_STATED PROBLEM_
Search the data for the string "this" and gather each line it is in.

_TASK INPUTS_
..............................
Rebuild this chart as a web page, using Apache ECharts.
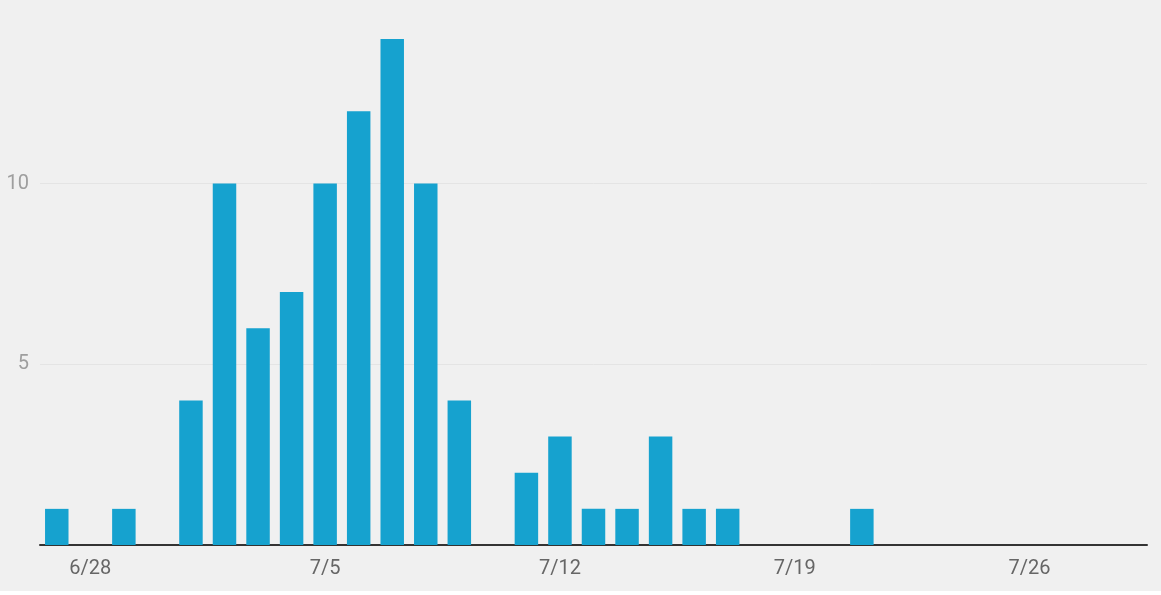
..............................
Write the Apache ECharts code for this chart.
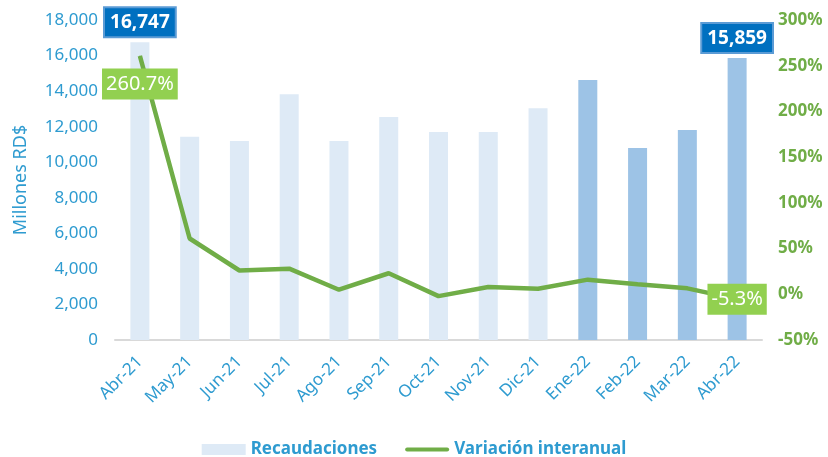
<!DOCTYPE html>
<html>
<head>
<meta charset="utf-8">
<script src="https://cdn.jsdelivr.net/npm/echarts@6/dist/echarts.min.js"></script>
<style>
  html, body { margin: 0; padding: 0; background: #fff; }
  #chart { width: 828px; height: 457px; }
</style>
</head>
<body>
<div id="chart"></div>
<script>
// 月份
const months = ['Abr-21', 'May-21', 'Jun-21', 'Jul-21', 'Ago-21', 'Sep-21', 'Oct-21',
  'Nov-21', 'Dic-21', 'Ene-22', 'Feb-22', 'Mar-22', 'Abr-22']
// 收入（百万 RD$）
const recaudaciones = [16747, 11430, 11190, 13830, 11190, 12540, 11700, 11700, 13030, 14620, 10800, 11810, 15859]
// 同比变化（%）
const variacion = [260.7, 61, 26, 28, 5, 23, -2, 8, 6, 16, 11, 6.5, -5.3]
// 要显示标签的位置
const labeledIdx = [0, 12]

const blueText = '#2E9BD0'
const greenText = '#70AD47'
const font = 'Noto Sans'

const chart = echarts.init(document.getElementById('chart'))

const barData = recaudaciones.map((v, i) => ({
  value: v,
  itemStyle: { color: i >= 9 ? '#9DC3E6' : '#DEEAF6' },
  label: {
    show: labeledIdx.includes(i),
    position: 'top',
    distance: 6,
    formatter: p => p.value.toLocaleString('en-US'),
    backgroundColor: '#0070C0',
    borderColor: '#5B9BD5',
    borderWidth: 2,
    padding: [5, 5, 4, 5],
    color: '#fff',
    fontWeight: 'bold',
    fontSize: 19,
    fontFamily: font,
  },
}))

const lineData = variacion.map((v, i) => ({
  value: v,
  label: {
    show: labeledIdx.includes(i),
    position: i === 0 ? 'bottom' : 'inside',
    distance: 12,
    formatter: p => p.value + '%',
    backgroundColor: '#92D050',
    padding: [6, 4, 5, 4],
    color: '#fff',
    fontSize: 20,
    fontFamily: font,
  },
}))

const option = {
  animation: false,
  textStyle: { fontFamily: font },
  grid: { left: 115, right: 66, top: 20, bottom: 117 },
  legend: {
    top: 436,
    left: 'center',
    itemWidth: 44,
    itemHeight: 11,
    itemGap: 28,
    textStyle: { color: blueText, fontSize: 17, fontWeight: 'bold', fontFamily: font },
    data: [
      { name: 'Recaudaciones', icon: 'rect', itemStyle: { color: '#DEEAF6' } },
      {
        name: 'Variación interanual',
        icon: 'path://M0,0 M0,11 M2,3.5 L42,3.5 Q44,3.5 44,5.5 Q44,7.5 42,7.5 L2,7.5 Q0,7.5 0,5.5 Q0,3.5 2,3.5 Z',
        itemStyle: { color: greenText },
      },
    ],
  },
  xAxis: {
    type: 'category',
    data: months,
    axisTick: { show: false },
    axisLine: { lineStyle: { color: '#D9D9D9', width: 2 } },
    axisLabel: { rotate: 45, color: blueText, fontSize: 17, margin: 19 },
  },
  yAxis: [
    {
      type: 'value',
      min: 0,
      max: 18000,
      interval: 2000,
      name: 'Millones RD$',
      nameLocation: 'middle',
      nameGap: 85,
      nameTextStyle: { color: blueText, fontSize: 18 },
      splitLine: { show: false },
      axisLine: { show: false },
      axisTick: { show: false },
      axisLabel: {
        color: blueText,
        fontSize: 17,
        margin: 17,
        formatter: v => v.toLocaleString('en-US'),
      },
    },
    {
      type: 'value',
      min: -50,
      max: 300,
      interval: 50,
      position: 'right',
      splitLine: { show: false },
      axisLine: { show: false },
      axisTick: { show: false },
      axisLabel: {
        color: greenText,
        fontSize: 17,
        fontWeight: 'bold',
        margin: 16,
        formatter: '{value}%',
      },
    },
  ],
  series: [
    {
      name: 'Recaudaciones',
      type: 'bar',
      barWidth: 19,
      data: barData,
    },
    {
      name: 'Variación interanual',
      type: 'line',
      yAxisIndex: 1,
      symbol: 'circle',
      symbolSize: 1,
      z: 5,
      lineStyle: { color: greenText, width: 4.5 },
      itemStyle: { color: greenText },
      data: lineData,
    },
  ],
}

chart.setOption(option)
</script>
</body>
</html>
..............................
_CORRECT RESULT_
Rebuild this chart as a web page, using Apache ECharts.
Write the Apache ECharts code for this chart.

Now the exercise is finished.